* **DO THIS**
Reproduce the lines below exactly, from the one containing "Give me the" through the one containing "35, 40, 45];", both included. Leave out any pictures.

* **TASK INPUTS**
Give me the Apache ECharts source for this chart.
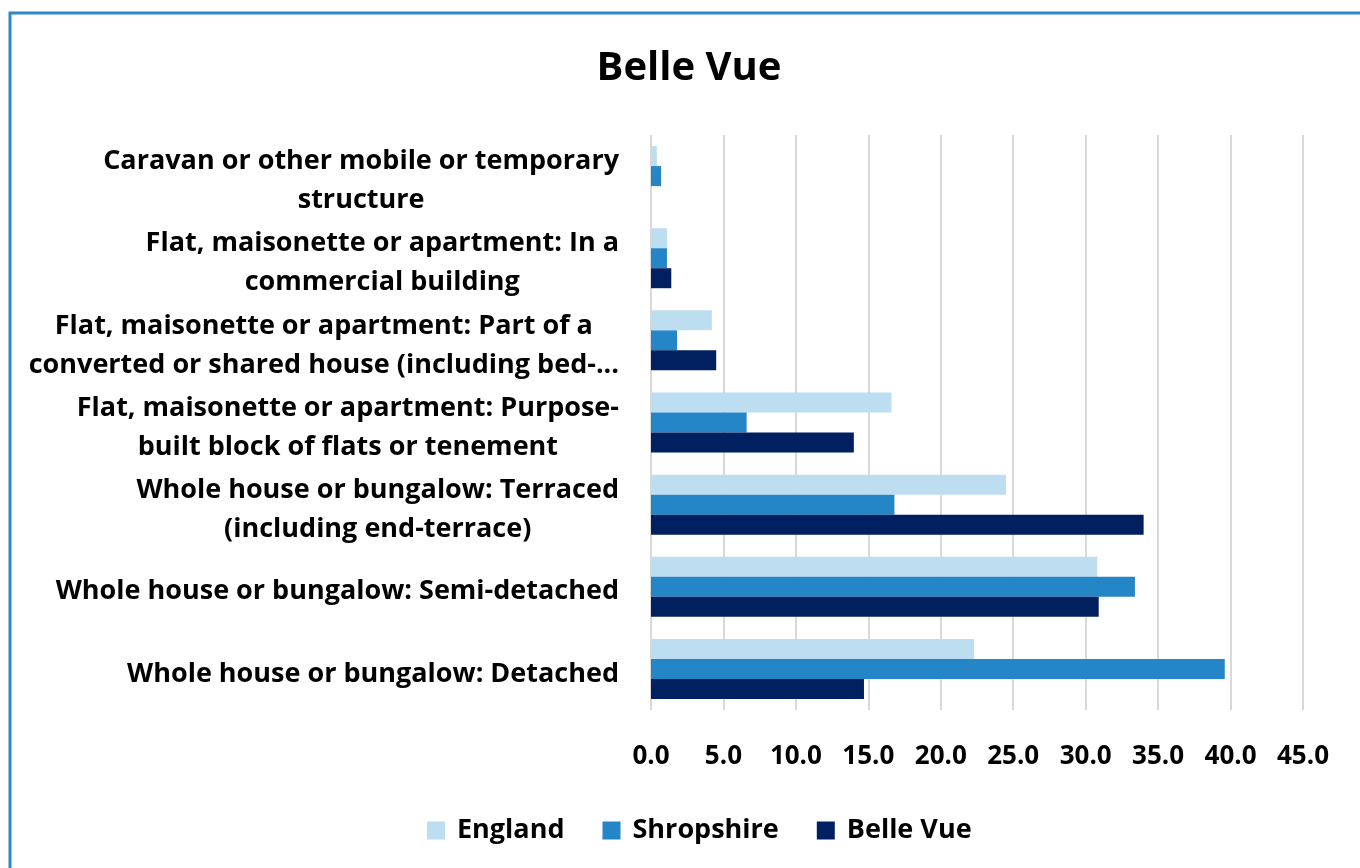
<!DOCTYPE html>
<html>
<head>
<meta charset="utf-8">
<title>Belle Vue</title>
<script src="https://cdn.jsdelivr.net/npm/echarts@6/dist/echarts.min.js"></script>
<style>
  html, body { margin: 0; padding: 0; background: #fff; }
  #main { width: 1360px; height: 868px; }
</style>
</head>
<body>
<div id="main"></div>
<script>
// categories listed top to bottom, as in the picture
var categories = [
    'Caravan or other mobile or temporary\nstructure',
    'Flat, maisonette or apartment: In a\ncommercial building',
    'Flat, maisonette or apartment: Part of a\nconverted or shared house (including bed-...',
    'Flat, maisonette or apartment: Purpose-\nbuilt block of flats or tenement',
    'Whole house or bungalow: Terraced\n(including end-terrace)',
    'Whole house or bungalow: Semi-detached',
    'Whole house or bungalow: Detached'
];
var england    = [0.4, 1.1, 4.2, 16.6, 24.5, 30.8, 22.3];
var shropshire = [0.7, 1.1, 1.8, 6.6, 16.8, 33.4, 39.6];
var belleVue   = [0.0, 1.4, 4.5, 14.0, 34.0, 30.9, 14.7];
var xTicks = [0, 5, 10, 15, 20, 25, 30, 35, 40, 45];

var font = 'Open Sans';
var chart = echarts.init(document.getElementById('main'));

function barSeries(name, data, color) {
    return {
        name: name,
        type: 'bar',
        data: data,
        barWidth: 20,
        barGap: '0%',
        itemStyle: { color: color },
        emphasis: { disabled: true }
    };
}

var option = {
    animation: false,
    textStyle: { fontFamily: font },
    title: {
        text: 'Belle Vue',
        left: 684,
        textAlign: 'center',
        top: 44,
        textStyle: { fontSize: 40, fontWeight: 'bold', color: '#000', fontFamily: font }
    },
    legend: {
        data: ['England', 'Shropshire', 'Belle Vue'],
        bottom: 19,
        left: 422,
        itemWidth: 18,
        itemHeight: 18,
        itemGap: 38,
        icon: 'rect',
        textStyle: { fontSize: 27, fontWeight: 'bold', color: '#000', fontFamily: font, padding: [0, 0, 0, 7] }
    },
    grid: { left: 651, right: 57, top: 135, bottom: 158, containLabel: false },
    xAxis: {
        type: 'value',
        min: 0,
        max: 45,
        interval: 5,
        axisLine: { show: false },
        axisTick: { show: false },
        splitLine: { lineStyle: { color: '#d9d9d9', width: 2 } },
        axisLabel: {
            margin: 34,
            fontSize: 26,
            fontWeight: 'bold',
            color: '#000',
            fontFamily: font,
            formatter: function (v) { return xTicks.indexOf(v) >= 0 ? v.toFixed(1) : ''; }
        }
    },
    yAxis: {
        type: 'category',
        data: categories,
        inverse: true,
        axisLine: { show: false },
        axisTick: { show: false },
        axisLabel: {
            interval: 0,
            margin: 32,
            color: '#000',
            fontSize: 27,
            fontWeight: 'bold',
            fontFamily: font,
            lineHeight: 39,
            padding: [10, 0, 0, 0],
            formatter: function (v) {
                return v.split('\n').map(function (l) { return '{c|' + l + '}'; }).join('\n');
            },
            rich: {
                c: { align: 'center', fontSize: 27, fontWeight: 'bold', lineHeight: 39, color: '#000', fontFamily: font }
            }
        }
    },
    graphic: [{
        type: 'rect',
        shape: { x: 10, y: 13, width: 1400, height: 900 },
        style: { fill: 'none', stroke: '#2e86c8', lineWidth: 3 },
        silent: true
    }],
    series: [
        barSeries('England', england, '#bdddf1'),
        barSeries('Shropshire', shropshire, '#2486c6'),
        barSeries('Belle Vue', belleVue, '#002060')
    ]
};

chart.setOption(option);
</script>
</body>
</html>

...

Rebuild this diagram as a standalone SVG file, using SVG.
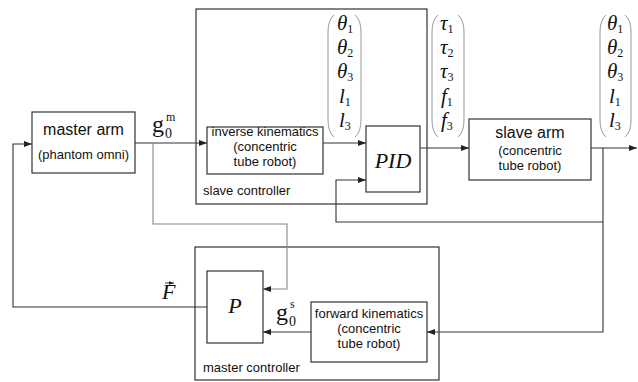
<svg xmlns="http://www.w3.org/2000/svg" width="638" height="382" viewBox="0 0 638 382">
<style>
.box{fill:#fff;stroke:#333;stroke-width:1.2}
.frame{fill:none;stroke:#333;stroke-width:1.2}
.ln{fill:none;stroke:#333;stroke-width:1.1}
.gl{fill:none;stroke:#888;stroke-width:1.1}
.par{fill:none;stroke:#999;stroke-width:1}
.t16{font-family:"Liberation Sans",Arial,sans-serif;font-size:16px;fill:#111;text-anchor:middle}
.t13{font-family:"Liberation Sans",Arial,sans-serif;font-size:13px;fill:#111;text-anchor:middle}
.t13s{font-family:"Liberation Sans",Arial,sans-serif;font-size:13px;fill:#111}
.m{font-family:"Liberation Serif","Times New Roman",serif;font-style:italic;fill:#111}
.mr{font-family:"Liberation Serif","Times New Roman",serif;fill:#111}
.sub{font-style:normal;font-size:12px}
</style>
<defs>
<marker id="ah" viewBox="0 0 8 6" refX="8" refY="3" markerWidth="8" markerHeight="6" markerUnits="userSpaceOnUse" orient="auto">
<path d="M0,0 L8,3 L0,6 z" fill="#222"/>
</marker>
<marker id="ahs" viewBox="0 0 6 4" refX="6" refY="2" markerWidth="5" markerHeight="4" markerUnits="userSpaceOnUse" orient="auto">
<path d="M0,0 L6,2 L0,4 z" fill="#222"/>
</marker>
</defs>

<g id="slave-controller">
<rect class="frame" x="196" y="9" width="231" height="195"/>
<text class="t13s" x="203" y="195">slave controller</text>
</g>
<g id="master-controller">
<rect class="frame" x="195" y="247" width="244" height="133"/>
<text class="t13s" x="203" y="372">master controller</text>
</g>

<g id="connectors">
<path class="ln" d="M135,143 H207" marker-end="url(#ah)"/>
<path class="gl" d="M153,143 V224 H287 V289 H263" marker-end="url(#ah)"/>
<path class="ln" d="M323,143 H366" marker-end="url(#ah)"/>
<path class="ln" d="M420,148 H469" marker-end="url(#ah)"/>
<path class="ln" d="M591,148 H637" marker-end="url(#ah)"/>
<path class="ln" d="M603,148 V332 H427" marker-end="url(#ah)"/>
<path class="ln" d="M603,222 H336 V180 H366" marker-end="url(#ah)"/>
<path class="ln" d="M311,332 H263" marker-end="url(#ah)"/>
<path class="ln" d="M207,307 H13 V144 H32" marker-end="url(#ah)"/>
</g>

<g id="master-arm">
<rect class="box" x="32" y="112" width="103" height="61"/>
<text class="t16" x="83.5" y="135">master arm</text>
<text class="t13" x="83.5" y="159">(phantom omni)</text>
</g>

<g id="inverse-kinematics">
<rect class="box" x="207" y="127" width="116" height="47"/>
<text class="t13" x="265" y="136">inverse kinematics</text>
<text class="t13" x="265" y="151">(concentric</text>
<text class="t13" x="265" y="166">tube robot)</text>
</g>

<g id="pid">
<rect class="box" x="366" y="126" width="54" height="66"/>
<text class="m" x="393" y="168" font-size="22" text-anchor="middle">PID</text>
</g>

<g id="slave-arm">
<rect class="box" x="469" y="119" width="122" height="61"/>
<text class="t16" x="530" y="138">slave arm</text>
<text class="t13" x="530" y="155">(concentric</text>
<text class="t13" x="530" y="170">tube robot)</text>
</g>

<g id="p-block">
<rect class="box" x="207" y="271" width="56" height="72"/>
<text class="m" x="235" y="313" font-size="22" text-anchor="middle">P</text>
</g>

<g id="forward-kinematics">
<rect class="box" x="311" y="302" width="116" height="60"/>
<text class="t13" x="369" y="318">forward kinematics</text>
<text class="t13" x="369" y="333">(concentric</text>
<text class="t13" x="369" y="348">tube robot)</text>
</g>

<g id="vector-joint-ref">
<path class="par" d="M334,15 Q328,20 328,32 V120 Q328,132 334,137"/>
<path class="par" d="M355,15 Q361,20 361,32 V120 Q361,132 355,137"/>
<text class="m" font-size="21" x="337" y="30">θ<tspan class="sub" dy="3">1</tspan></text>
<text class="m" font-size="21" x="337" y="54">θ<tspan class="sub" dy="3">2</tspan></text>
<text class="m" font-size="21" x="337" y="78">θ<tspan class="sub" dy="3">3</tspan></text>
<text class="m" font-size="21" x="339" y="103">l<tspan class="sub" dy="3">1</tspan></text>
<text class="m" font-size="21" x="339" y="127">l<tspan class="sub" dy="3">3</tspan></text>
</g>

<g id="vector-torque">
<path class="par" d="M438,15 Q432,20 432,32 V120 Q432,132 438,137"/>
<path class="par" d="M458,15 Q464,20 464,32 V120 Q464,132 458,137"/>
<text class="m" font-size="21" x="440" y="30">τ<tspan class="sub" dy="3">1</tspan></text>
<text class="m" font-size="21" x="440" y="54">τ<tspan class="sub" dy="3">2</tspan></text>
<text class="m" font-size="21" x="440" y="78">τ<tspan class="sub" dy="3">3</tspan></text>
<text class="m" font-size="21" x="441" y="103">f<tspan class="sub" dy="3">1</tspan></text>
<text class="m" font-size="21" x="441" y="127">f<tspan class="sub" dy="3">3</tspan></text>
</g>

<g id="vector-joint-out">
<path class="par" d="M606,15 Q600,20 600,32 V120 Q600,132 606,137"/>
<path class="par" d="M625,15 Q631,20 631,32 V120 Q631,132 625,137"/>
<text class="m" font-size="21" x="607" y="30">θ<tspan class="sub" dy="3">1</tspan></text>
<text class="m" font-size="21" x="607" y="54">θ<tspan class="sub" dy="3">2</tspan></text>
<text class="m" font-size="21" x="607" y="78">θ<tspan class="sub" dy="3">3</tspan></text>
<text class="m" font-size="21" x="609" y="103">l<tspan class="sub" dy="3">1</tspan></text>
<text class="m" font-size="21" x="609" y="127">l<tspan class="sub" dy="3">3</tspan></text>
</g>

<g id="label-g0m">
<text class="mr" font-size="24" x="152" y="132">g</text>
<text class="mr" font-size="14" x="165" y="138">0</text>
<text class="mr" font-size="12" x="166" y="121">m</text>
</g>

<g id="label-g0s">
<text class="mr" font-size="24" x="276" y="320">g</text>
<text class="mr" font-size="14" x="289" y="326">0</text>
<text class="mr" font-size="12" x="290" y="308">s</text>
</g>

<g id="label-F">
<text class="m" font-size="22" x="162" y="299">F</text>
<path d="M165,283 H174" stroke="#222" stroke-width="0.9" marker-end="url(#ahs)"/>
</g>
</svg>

...

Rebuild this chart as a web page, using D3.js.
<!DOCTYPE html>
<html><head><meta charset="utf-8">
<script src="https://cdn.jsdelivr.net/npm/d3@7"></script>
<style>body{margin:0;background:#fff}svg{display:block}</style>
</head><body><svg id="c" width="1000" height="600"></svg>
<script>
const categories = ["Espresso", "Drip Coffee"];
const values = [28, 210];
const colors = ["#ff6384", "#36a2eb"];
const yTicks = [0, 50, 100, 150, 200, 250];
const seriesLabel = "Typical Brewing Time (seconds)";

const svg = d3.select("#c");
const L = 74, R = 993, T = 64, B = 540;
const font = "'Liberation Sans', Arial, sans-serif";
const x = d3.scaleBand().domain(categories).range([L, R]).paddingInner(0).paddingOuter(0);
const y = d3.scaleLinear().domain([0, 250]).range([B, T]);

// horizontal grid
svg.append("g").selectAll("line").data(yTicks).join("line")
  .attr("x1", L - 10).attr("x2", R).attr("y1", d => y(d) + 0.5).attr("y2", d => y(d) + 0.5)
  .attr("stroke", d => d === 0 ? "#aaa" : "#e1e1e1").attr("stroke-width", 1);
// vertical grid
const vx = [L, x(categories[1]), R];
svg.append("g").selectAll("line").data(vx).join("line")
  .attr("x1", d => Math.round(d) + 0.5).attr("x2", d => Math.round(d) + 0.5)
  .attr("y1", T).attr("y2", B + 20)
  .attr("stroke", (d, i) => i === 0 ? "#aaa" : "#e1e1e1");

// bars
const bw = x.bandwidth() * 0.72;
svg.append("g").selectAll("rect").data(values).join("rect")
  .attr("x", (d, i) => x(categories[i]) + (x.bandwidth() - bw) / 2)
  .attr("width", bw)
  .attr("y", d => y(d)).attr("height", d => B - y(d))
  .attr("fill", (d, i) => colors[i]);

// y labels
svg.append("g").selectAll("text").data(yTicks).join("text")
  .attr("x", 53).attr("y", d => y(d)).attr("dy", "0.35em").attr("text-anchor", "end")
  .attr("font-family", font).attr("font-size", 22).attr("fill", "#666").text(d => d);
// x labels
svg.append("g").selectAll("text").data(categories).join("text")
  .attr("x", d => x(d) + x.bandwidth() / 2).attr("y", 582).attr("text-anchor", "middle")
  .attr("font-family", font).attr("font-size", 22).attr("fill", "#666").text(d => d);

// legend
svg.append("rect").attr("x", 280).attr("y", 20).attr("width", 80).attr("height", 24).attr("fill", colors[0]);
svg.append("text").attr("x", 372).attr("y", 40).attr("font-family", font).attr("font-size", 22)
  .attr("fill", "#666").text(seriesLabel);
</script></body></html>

* **CORRECT ANSWER**
Give me the Apache ECharts source for this chart.
<!DOCTYPE html>
<html>
<head>
<meta charset="utf-8">
<title>Belle Vue</title>
<script src="https://cdn.jsdelivr.net/npm/echarts@6/dist/echarts.min.js"></script>
<style>
  html, body { margin: 0; padding: 0; background: #fff; }
  #main { width: 1360px; height: 868px; }
</style>
</head>
<body>
<div id="main"></div>
<script>
// categories listed top to bottom, as in the picture
var categories = [
    'Caravan or other mobile or temporary\nstructure',
    'Flat, maisonette or apartment: In a\ncommercial building',
    'Flat, maisonette or apartment: Part of a\nconverted or shared house (including bed-...',
    'Flat, maisonette or apartment: Purpose-\nbuilt block of flats or tenement',
    'Whole house or bungalow: Terraced\n(including end-terrace)',
    'Whole house or bungalow: Semi-detached',
    'Whole house or bungalow: Detached'
];
var england    = [0.4, 1.1, 4.2, 16.6, 24.5, 30.8, 22.3];
var shropshire = [0.7, 1.1, 1.8, 6.6, 16.8, 33.4, 39.6];
var belleVue   = [0.0, 1.4, 4.5, 14.0, 34.0, 30.9, 14.7];
var xTicks = [0, 5, 10, 15, 20, 25, 30, 35, 40, 45];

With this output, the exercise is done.